(Given task):
Transcribe word for word only the span whose first line is the one with "The picture is" and whose last line is the one with "from matplotlib.patches import Rectangle"; both of those lines belong to it.

(Data):
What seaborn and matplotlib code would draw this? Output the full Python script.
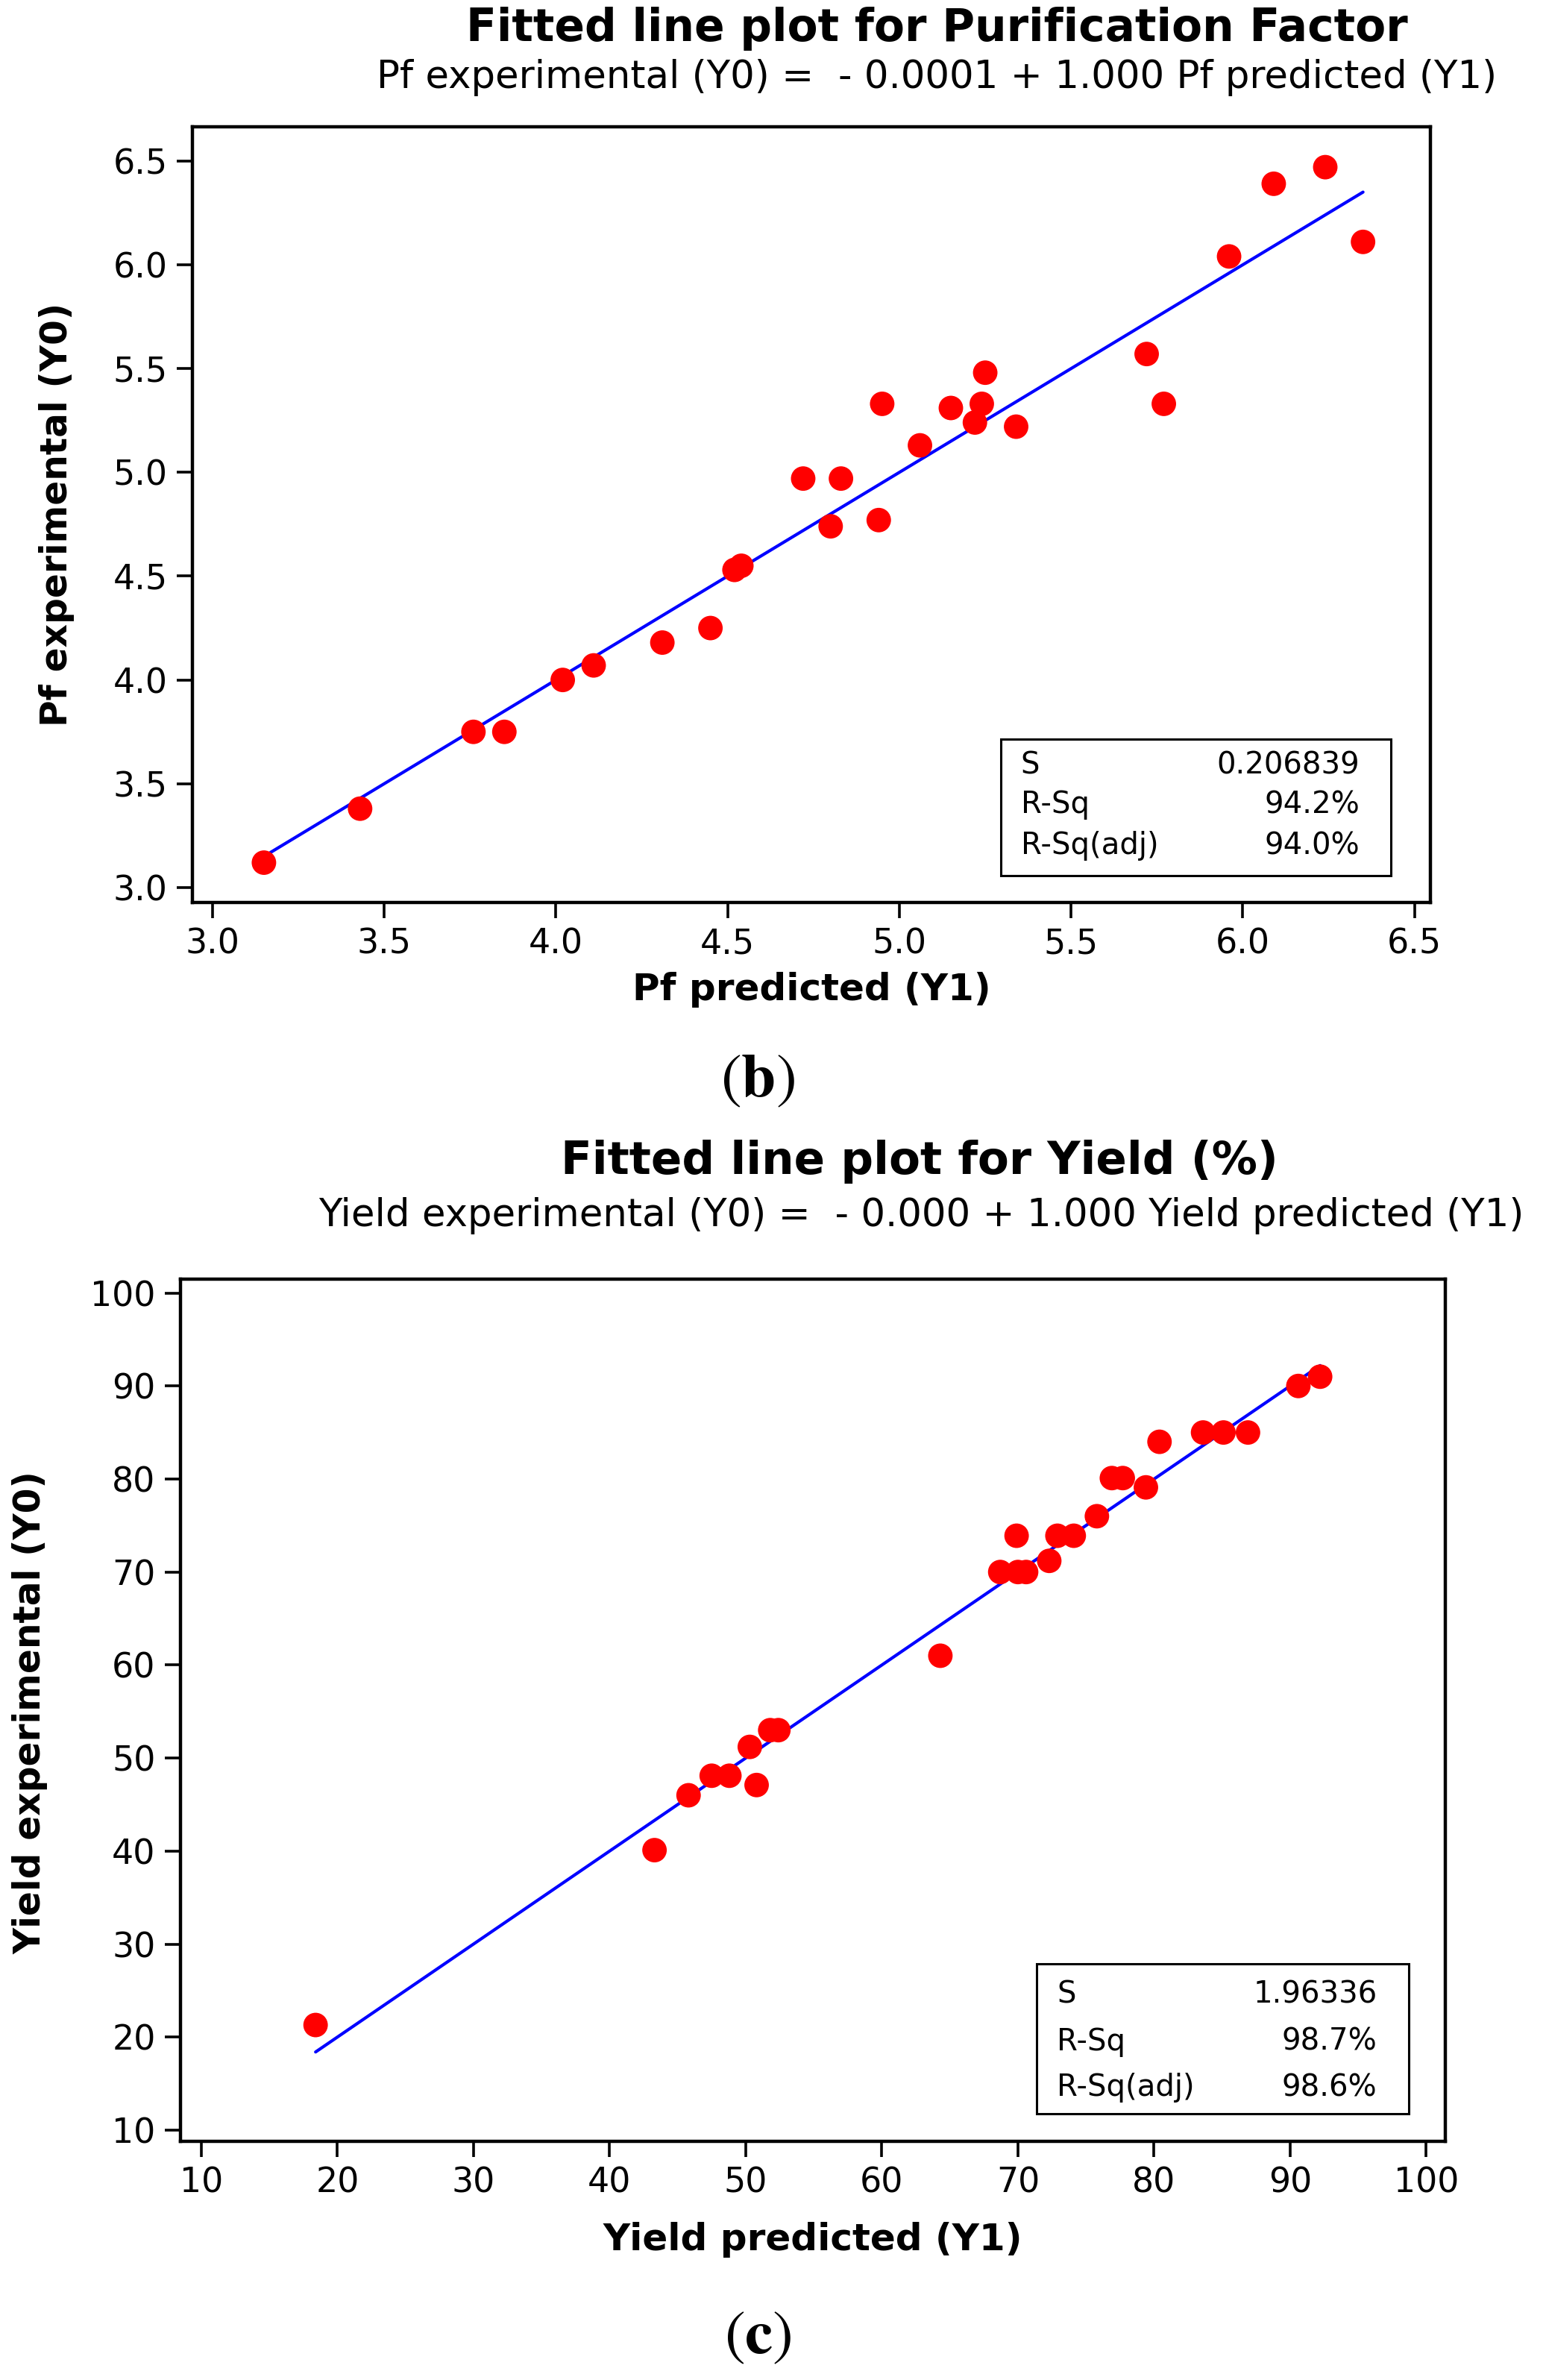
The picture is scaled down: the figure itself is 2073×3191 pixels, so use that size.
import seaborn as sns
import numpy as np
import pandas as pd
import matplotlib.pyplot as plt
from matplotlib.patches import Rectangle

# values
pf_pred = [3.15, 3.43, 3.76, 3.85, 4.02, 4.11, 4.31, 4.45, 4.52, 4.54, 4.72, 4.80, 4.83, 4.94,
           4.95, 5.06, 5.15, 5.22, 5.24, 5.25, 5.34, 5.72, 5.77, 5.96, 6.09, 6.24, 6.35]
pf_exp = [3.12, 3.38, 3.75, 3.75, 4.00, 4.07, 4.18, 4.25, 4.53, 4.55, 4.97, 4.74, 4.97, 4.77,
          5.33, 5.13, 5.31, 5.24, 5.33, 5.48, 5.22, 5.57, 5.33, 6.04, 6.39, 6.47, 6.11]
pf_b0, pf_b1 = -0.0001, 1.000
pf_stats = [("S", "0.206839"), ("R-Sq", "94.2%"), ("R-Sq(adj)", "94.0%")]

yield_pred = [18.4, 43.3, 45.8, 47.5, 48.8, 50.3, 50.8, 51.8, 52.4, 64.3, 68.7, 70.0, 70.6, 69.9,
              72.3, 72.9, 74.1, 75.8, 76.9, 77.7, 79.4, 80.4, 83.6, 85.1, 86.9, 90.6, 92.2]
yield_exp = [21.3, 40.1, 46.0, 48.1, 48.1, 51.2, 47.1, 53.0, 53.0, 61.0, 70.0, 70.0, 70.0, 73.9,
             71.2, 73.9, 73.9, 76.0, 80.1, 80.1, 79.1, 84.0, 85.0, 85.0, 85.0, 90.0, 91.0]
yield_b0, yield_b1 = 0.000, 1.000
yield_stats = [("S", "1.96336"), ("R-Sq", "98.7%"), ("R-Sq(adj)", "98.6%")]

pf_ticks = [3.0, 3.5, 4.0, 4.5, 5.0, 5.5, 6.0, 6.5]
yield_ticks = [10, 20, 30, 40, 50, 60, 70, 80, 90, 100]

sns.set_style("ticks")
plt.rcParams['font.family'] = ['DejaVu Sans']
plt.rcParams['mathtext.fontset'] = 'stix'
plt.rcParams['text.color'] = 'black'
plt.rcParams['axes.labelcolor'] = 'black'
plt.rcParams['xtick.color'] = 'black'
plt.rcParams['ytick.color'] = 'black'

fig = plt.figure(figsize=(20.73, 31.91), dpi=100)
ax1 = fig.add_axes([0.1245, 0.6208, 0.8007, 0.3258])
ax2 = fig.add_axes([0.1167, 0.1003, 0.8182, 0.3623])


def draw(ax, xp, ye, b0, b1, stats, box, txt_x, rows):
    df = pd.DataFrame({"pred": xp, "exp": ye})
    xs = np.sort(np.array(xp))
    fit = pd.DataFrame({"x": xs, "y": b0 + b1 * xs})
    sns.lineplot(data=fit, x="x", y="y", ax=ax, color="#0000FF", lw=3, zorder=2)
    sns.scatterplot(data=df, x="pred", y="exp", ax=ax, color="#FF0000", s=560,
                    edgecolor="none", zorder=3)
    for sp in ax.spines.values():
        sp.set_linewidth(3.2)
        sp.set_color("black")
    ax.tick_params(length=15, width=2.6, labelsize=33, pad=9, direction="out", colors="black")
    ax.add_patch(Rectangle((box[0], box[1]), box[2] - box[0], box[3] - box[1],
                           transform=ax.transAxes, fill=False, lw=2.2, ec="black", zorder=4))
    for (name, val), ry in zip(stats, rows):
        ax.text(txt_x[0], ry, name, transform=ax.transAxes, fontsize=29, va="center", ha="left")
        ax.text(txt_x[1], ry, val, transform=ax.transAxes, fontsize=29, va="center", ha="right")


draw(ax1, pf_pred, pf_exp, pf_b0, pf_b1, pf_stats,
     (0.653, 0.035, 0.968, 0.211), (0.669, 0.943), (0.177, 0.126, 0.073))
ax1.set_xlim(2.942, 6.546)
ax1.set_ylim(2.928, 6.663)
ax1.set_xticks(pf_ticks)
ax1.set_yticks(pf_ticks)
ax1.set_xticklabels([f"{t:.1f}" for t in pf_ticks])
ax1.set_yticklabels([f"{t:.1f}" for t in pf_ticks])
ax1.set_xlabel("Pf predicted (Y1)", fontsize=36, fontweight="bold")
ax1.set_ylabel("Pf experimental (Y0)", fontsize=35, fontweight="bold")
ax1.xaxis.set_label_coords(0.5, -0.1126)
ax1.xaxis.label.set_va("center")
ax1.yaxis.set_label_coords(-0.110, 0.5)
ax1.yaxis.label.set_va("center")

draw(ax2, yield_pred, yield_exp, yield_b0, yield_b1, yield_stats,
     (0.677, 0.032, 0.971, 0.206), (0.693, 0.946), (0.170, 0.115, 0.062))
ax2.set_xlim(8.47, 101.4)
ax2.set_ylim(8.8, 101.5)
ax2.set_xticks(yield_ticks)
ax2.set_yticks(yield_ticks)
ax2.set_xlabel("Yield predicted (Y1)", fontsize=36, fontweight="bold")
ax2.set_ylabel("Yield experimental (Y0)", fontsize=35, fontweight="bold")
ax2.xaxis.set_label_coords(0.5, -0.114)
ax2.xaxis.label.set_va("center")
ax2.yaxis.set_label_coords(-0.1185, 0.497)
ax2.yaxis.label.set_va("center")

fig.text(0.606, 0.9878, "Fitted line plot for Purification Factor", fontsize=43,
         fontweight="bold", ha="center", va="center")
fig.text(0.606, 0.9674, "Pf experimental (Y0) =  - 0.0001 + 1.000 Pf predicted (Y1)",
         fontsize=37, ha="center", va="center")
fig.text(0.595, 0.512, "Fitted line plot for Yield (%)", fontsize=44,
         fontweight="bold", ha="center", va="center")
fig.text(0.596, 0.4892, "Yield experimental (Y0) =  - 0.000 + 1.000 Yield predicted (Y1)",
         fontsize=37, ha="center", va="center")
fig.text(0.490, 0.5465, r"$(\mathbf{b})$", fontsize=60, ha="center", va="center")
fig.text(0.490, 0.0185, r"$(\mathbf{c})$", fontsize=60, ha="center", va="center")

fig.savefig("out.png", dpi=100, facecolor="white")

(Task response):
The picture is scaled down: the figure itself is 2073×3191 pixels, so use that size.
import seaborn as sns
import numpy as np
import pandas as pd
import matplotlib.pyplot as plt
from matplotlib.patches import Rectangle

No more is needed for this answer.